#### [Exercise brief]
Look through the data below and return each line where "with" appears.

[START OF Listed entries]

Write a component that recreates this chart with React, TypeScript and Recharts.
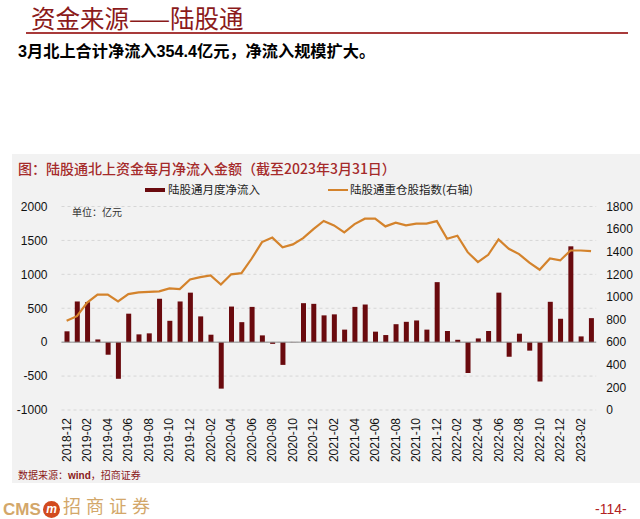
import * as React from "react";
import {
  Bar,
  CartesianGrid,
  ComposedChart,
  Line,
  ReferenceLine,
  XAxis,
  YAxis,
} from "recharts";

// month labels, 2018-12 .. 2023-03
const months = [
  "2018-12", "2019-01", "2019-02", "2019-03", "2019-04", "2019-05", "2019-06",
  "2019-07", "2019-08", "2019-09", "2019-10", "2019-11", "2019-12", "2020-01",
  "2020-02", "2020-03", "2020-04", "2020-05", "2020-06", "2020-07", "2020-08",
  "2020-09", "2020-10", "2020-11", "2020-12", "2021-01", "2021-02", "2021-03",
  "2021-04", "2021-05", "2021-06", "2021-07", "2021-08", "2021-09", "2021-10",
  "2021-11", "2021-12", "2022-01", "2022-02", "2022-03", "2022-04", "2022-05",
  "2022-06", "2022-07", "2022-08", "2022-09", "2022-10", "2022-11", "2022-12",
  "2023-01", "2023-02", "2023-03",
];

// 陆股通月度净流入 (亿元)
const netInflow = [
  160, 600, 590, 40, -185, -540, 420, 115, 130, 640, 315, 600, 730, 380, 110,
  -685, 525, 295, 520, 100, -25, -335, 3, 575, 565, 395, 410, 185, 520, 555,
  155, 105, 265, 300, 320, 185, 885, 165, 35, -455, 55, 165, 730, -215, 125,
  -125, -580, 595, 345, 1413, 85, 354.4,
];

// 陆股通重仓股指数 (右轴)
const heavyIndex = [
  790, 830, 950, 1020, 1020, 960, 1025, 1040, 1045, 1050, 1075, 1070, 1155,
  1175, 1190, 1110, 1200, 1210, 1340, 1485, 1525, 1440, 1465, 1520, 1600, 1672,
  1633, 1571, 1644, 1692, 1692, 1624, 1657, 1633, 1648, 1648, 1671, 1515, 1541,
  1396, 1308, 1373, 1509, 1426, 1379, 1303, 1241, 1341, 1323, 1411, 1411, 1405,
];

const leftTicks = [-1000, -500, 0, 500, 1000, 1500, 2000];
const rightTicks = [0, 200, 400, 600, 800, 1000, 1200, 1400, 1600, 1800];

const data = months.map((m, i) => ({
  month: m,
  inflow: netInflow[i],
  index: heavyIndex[i],
}));

const BAR = "#6a0a0e";
const LINE = "#d4832c";
const CJK = '"Noto Sans CJK SC", "Noto Sans", sans-serif';
const LATIN = '"Liberation Sans", Arial, sans-serif';

function MonthTick({ x, y, payload }: any) {
  return (
    <text
      x={x}
      y={y}
      transform={`rotate(-90 ${x} ${y})`}
      textAnchor="end"
      dominantBaseline="central"
      fontSize={12}
      fontFamily={LATIN}
      fill="#111"
    >
      {payload.value}
    </text>
  );
}

export default function App() {
  return (
    <div
      style={{
        position: "absolute",
        left: 0,
        top: 0,
        width: 640,
        height: 519,
        background: "#fff",
        overflow: "hidden",
        fontFamily: CJK,
      }}
    >
      <div style={{ position: "absolute", left: 31, top: 0, fontSize: 24.5, color: "#8b1a1a", whiteSpace: "nowrap" }}>
        资金来源——陆股通
      </div>
      <div style={{ position: "absolute", left: 26, top: 32, width: 602, height: 2, background: "#a83a3a" }} />
      <div style={{ position: "absolute", left: 18, top: 38, fontSize: 16.2, fontWeight: 700, color: "#000", whiteSpace: "nowrap" }}>
        <span style={{ fontFamily: LATIN }}>3</span>月北上合计净流入
        <span style={{ fontFamily: LATIN }}>354.4</span>亿元，净流入规模扩大。
      </div>

      {/* chart panel */}
      <div style={{ position: "absolute", left: 12, top: 154, width: 628, height: 329, background: "#f2f2f2" }} />
      <div style={{ position: "absolute", left: 18, top: 158, fontSize: 14, fontWeight: 500, color: "#a52a2a", whiteSpace: "nowrap" }}>
        图：陆股通北上资金每月净流入金额（截至2023年3月31日）
      </div>

      {/* legend */}
      <div style={{ position: "absolute", left: 145, top: 188, width: 20, height: 4, background: BAR }} />
      <div style={{ position: "absolute", left: 168, top: 181, fontSize: 11.5, color: "#222", whiteSpace: "nowrap" }}>
        陆股通月度净流入
      </div>
      <div style={{ position: "absolute", left: 328, top: 189, width: 20, height: 2, background: LINE }} />
      <div style={{ position: "absolute", left: 350, top: 181, fontSize: 11.5, color: "#222", whiteSpace: "nowrap" }}>
        陆股通重仓股指数(右轴)
      </div>
      <div style={{ position: "absolute", left: 72, top: 204, fontSize: 10, color: "#333", whiteSpace: "nowrap" }}>
        单位：亿元
      </div>

      <div style={{ position: "absolute", left: 0, top: 0 }}>
        <ComposedChart
          width={640}
          height={470}
          data={data}
          margin={{ top: 206.5, right: 0, bottom: 0, left: 0 }}
        >
          <CartesianGrid
            yAxisId="left"
            vertical={false}
            strokeDasharray="3 3"
            stroke="#d6d6d6"
          />
          <XAxis
            dataKey="month"
            interval={1}
            height={60}
            axisLine={false}
            tickLine={false}
            tick={<MonthTick />}
          />
          <YAxis
            yAxisId="left"
            width={61.5}
            domain={[-1000, 2000]}
            ticks={leftTicks}
            axisLine={false}
            tickLine={false}
            tickMargin={8}
            tick={{ fontSize: 12, fill: "#111", fontFamily: LATIN }}
          />
          <YAxis
            yAxisId="right"
            orientation="right"
            width={43.8}
            domain={[0, 1800]}
            ticks={rightTicks}
            axisLine={false}
            tickLine={false}
            tickMargin={4}
            tick={{ fontSize: 12, fill: "#111", fontFamily: LATIN }}
          />
          <Bar
            yAxisId="left"
            dataKey="inflow"
            fill={BAR}
            barSize={5}
            isAnimationActive={false}
          />
          <ReferenceLine yAxisId="left" y={0} stroke="#8c8c8c" strokeWidth={1} />
          <Line
            yAxisId="right"
            dataKey="index"
            type="linear"
            stroke={LINE}
            strokeWidth={2.2}
            dot={false}
            isAnimationActive={false}
          />
        </ComposedChart>
      </div>

      <div style={{ position: "absolute", left: 18, top: 467, fontSize: 10, color: "#8b1a1a", whiteSpace: "nowrap" }}>
        数据来源：<span style={{ fontFamily: LATIN, fontWeight: 700 }}>wind</span>，招商证券
      </div>

      {/* footer */}
      <div style={{ position: "absolute", left: 3, top: 500, fontSize: 17, fontWeight: 700, color: "#d3a76a", fontFamily: LATIN }}>
        CMS
      </div>
      <div
        style={{
          position: "absolute",
          left: 43,
          top: 501,
          width: 17,
          height: 17,
          borderRadius: "50%",
          background: "#d24a1e",
          color: "#fff",
          fontSize: 12,
          fontStyle: "italic",
          fontWeight: 700,
          textAlign: "center",
          lineHeight: "16px",
          fontFamily: LATIN,
        }}
      >
        m
      </div>
      <div style={{ position: "absolute", left: 63, top: 492, fontSize: 18, color: "#d3a76a", whiteSpace: "nowrap", letterSpacing: 5 }}>
        招商证券
      </div>
      <div style={{ position: "absolute", left: 595, top: 501, fontSize: 14, color: "#b22222", fontFamily: LATIN }}>
        -114-
      </div>
    </div>
  );
}
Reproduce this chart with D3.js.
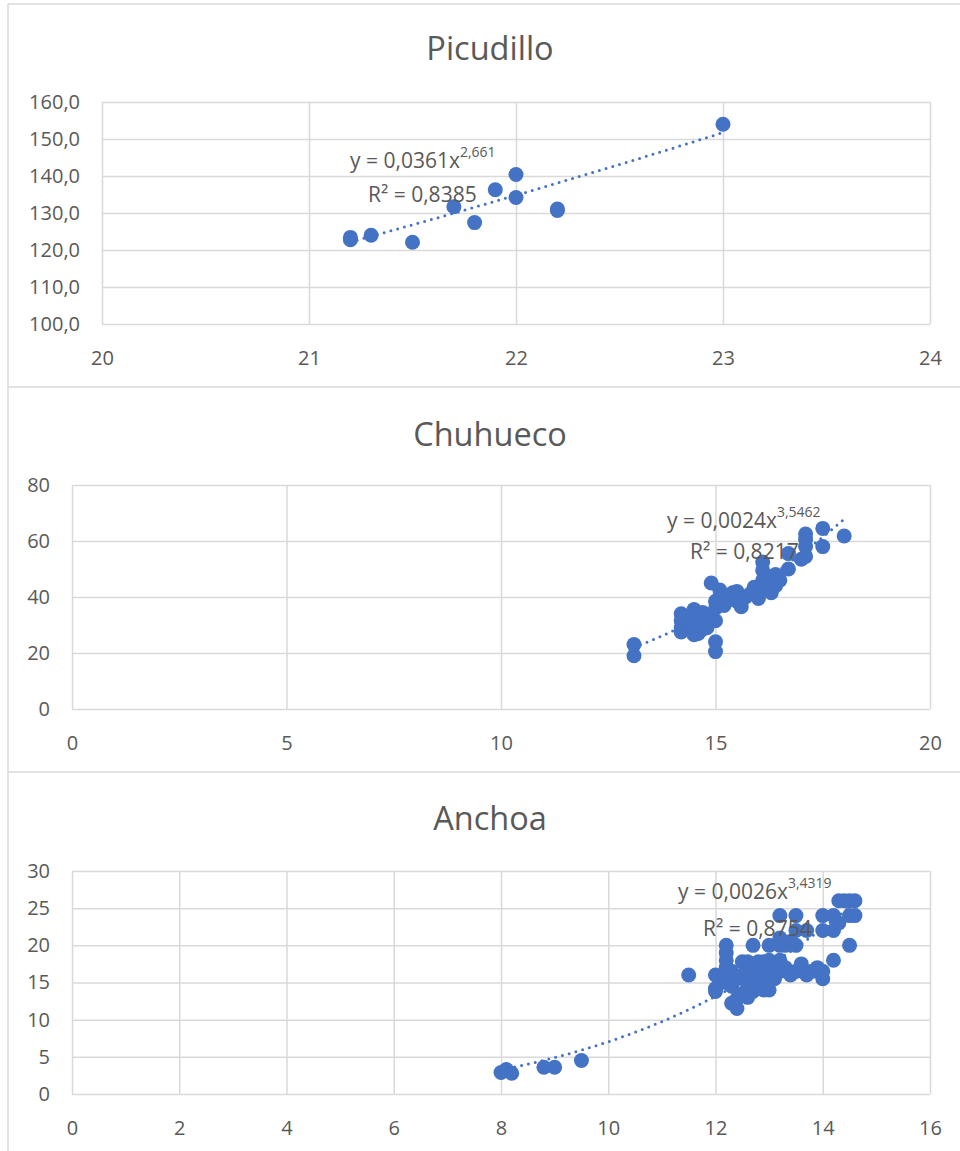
<!DOCTYPE html>
<html><head><meta charset="utf-8">
<script src="https://cdn.jsdelivr.net/npm/d3@7"></script>
<style>
body{margin:0;background:#fff;}
svg{display:block;font-family:"Open Sans","Noto Sans",sans-serif;}
</style></head>
<body><svg id="c" width="960" height="1151"></svg>
<script>
// ---------- DATA ----------
const titles = ["Picudillo", "Chuhueco", "Anchoa"];

const picudilloX = [21.2, 21.2, 21.3, 21.5, 21.7, 21.8, 21.9, 22.0, 22.0, 22.2, 22.2, 23.0];
const picudilloY = [123.4, 122.8, 124.0, 122.1, 131.7, 127.4, 136.3, 140.4, 134.2, 131.1, 130.7, 154.0];

const chuhuecoX = [13.1, 13.1, 14.2, 14.2, 14.2, 14.2, 14.3, 14.3, 14.4, 14.4, 14.5, 14.5, 14.5, 14.5, 14.6, 14.6, 14.6, 14.7, 14.7, 14.8, 14.8, 14.9, 14.9, 15.0, 15.0, 15.0, 15.0, 15.0, 15.1, 15.1, 15.2, 15.2, 15.3, 15.4, 15.5, 15.5, 15.6, 15.7, 15.8, 15.9, 16.0, 16.0, 16.1, 16.1, 16.1, 16.2, 16.2, 16.3, 16.3, 16.4, 16.4, 16.5, 16.7, 16.7, 17.0, 17.1, 17.1, 17.1, 17.1, 17.5, 17.5, 18.0];
const chuhuecoY = [23.0, 19.0, 34.0, 31.5, 29.0, 27.5, 30.5, 33.0, 28.5, 31.0, 35.5, 26.5, 29.5, 33.5, 27.0, 32.0, 30.0, 28.5, 34.5, 31.0, 29.0, 33.0, 45.0, 24.0, 20.5, 36.0, 31.5, 38.5, 40.0, 42.5, 37.0, 40.5, 39.0, 41.5, 42.0, 38.5, 36.5, 40.0, 41.0, 43.5, 41.5, 39.5, 52.5, 49.5, 46.0, 47.0, 44.0, 41.5, 43.0, 44.0, 48.0, 46.0, 50.0, 55.5, 53.5, 54.5, 58.0, 62.5, 60.5, 64.5, 58.0, 61.8];

const anchoaX = [8.0, 8.1, 8.2, 8.8, 9.0, 9.5, 11.5, 12.0, 12.0, 12.0, 12.1, 12.2, 12.2, 12.2, 12.2, 12.2, 12.2, 12.3, 12.3, 12.3, 12.4, 12.4, 12.4, 12.5, 12.5, 12.5, 12.6, 12.6, 12.6, 12.6, 12.7, 12.7, 12.7, 12.7, 12.8, 12.8, 12.8, 12.9, 12.9, 12.9, 13.0, 13.0, 13.0, 13.0, 13.1, 13.1, 13.1, 13.2, 13.2, 13.2, 13.2, 13.2, 13.3, 13.3, 13.4, 13.4, 13.5, 13.5, 13.5, 13.5, 13.6, 13.7, 13.7, 13.8, 13.9, 14.0, 14.0, 14.0, 14.0, 14.2, 14.2, 14.2, 14.3, 14.3, 14.4, 14.5, 14.5, 14.5, 14.6, 14.6];
const anchoaY = [2.9, 3.3, 2.8, 3.6, 3.6, 4.5, 16.0, 16.0, 14.2, 13.8, 15.0, 20.0, 19.0, 18.0, 17.0, 16.0, 15.0, 14.5, 16.5, 12.2, 11.5, 12.8, 15.5, 13.5, 17.8, 16.0, 13.0, 14.5, 16.5, 17.8, 15.0, 20.0, 13.8, 16.0, 17.8, 14.5, 16.5, 15.5, 14.0, 17.8, 18.0, 14.0, 16.5, 20.0, 15.5, 17.5, 16.0, 24.0, 21.0, 20.0, 18.0, 16.5, 17.0, 20.0, 16.0, 20.5, 24.0, 22.0, 20.0, 16.5, 17.5, 22.0, 16.0, 16.5, 17.0, 24.0, 22.0, 15.5, 16.5, 24.0, 22.0, 18.0, 26.0, 23.0, 26.0, 26.0, 24.0, 20.0, 26.0, 24.0];

// power trendline coefficients (y = a * x^b) and R²
const trendA = [0.0361, 0.0024, 0.0026];
const trendB = [2.661, 3.5462, 3.4319];
const eqText = ["y = 0,0361x", "y = 0,0024x", "y = 0,0026x"];
const eqExp = ["2,661", "3,5462", "3,4319"];
const r2Text = ["R² = 0,8385", "R² = 0,8217", "R² = 0,8754"];

// axis tick values
const xTicks = [[20, 21, 22, 23, 24], [0, 5, 10, 15, 20], [0, 2, 4, 6, 8, 10, 12, 14, 16]];
const yTicks = [[100, 110, 120, 130, 140, 150, 160], [0, 20, 40, 60, 80], [0, 5, 10, 15, 20, 25, 30]];

// ---------- LAYOUT ----------
const panels = [
  {xs: picudilloX, ys: picudilloY, left: 102, right: 930, top: 102, bottom: 324, titleY: 51,
   yFmt: d => d3.format(".1f")(d).replace(".", ","), eqX: 350, eqY: 168, r2X: 368, r2Y: 202},
  {xs: chuhuecoX, ys: chuhuecoY, left: 72, right: 930, top: 485, bottom: 709, titleY: 437,
   yFmt: d => String(d), eqX: 667, eqY: 528, r2X: 690, r2Y: 559},
  {xs: anchoaX, ys: anchoaY, left: 72, right: 930, top: 871, bottom: 1094, titleY: 821,
   yFmt: d => String(d), eqX: 678, eqY: 899, r2X: 703, r2Y: 936}
];
const blue = "#4472C4", grid = "#d9d9d9", txt = "#595959";

const svg = d3.select("#c");

// chart frames
svg.append("line").attr("x1", 8).attr("x2", 8).attr("y1", 4).attr("y2", 1151).attr("stroke", grid).attr("stroke-width", 1.5);
[4, 387, 772].forEach(y => svg.append("line").attr("x1", 8).attr("x2", 960).attr("y1", y).attr("y2", y).attr("stroke", grid).attr("stroke-width", 1.5));

panels.forEach((p, i) => {
  const xt = xTicks[i], yt = yTicks[i];
  const x = d3.scaleLinear().domain([xt[0], xt[xt.length - 1]]).range([p.left, p.right]);
  const y = d3.scaleLinear().domain([yt[0], yt[yt.length - 1]]).range([p.bottom, p.top]);
  const g = svg.append("g");

  // title
  g.append("text").attr("x", 490).attr("y", p.titleY).attr("text-anchor", "middle")
    .attr("dominant-baseline", "middle").attr("fill", txt).attr("font-size", 32.5).text(titles[i]);

  // gridlines + tick labels
  const gx = g.append("g").attr("transform", `translate(0,${p.bottom})`)
    .call(d3.axisBottom(x).tickValues(xt).tickSize(-(p.bottom - p.top)).tickPadding(27).tickFormat(d => String(d)));
  const gy = g.append("g").attr("transform", `translate(${p.left},0)`)
    .call(d3.axisLeft(y).tickValues(yt).tickSize(-(p.right - p.left)).tickPadding(22).tickFormat(p.yFmt));
  [gx, gy].forEach(a => {
    a.select(".domain").remove();
    a.selectAll("line").attr("stroke", grid).attr("stroke-width", 1.5);
    a.selectAll("text").attr("fill", txt).attr("font-size", 20).attr("font-family", "'Open Sans','Noto Sans',sans-serif");
  });

  // points
  const pts = p.xs.map((v, k) => [v, p.ys[k]]);
  g.append("g").selectAll("circle").data(pts).join("circle")
    .attr("cx", d => x(d[0])).attr("cy", d => y(d[1])).attr("r", 7.5).attr("fill", blue);

  // trendline (power fit evaluated across the data extent)
  const ext = d3.extent(p.xs);
  const tx = d3.range(0, 101).map(k => ext[0] + (ext[1] - ext[0]) * k / 100);
  const line = d3.line().x(d => x(d)).y(d => y(trendA[i] * Math.pow(d, trendB[i])));
  g.append("path").datum(tx).attr("d", line).attr("fill", "none").attr("stroke", blue)
    .attr("stroke-width", 3).attr("stroke-linecap", "round").attr("stroke-dasharray", "0,7");

  // equation labels
  const eq = g.append("text").attr("x", p.eqX).attr("y", p.eqY).attr("fill", txt).attr("font-size", 21);
  eq.append("tspan").text(eqText[i]);
  eq.append("tspan").attr("dy", -11).attr("font-size", 14).text(eqExp[i]);
  g.append("text").attr("x", p.r2X).attr("y", p.r2Y).attr("fill", txt).attr("font-size", 21).text(r2Text[i]);
});
</script></body></html>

[END OF Listed entries]

#### [The reply]
Write a component that recreates this chart with React, TypeScript and Recharts.
Reproduce this chart with D3.js.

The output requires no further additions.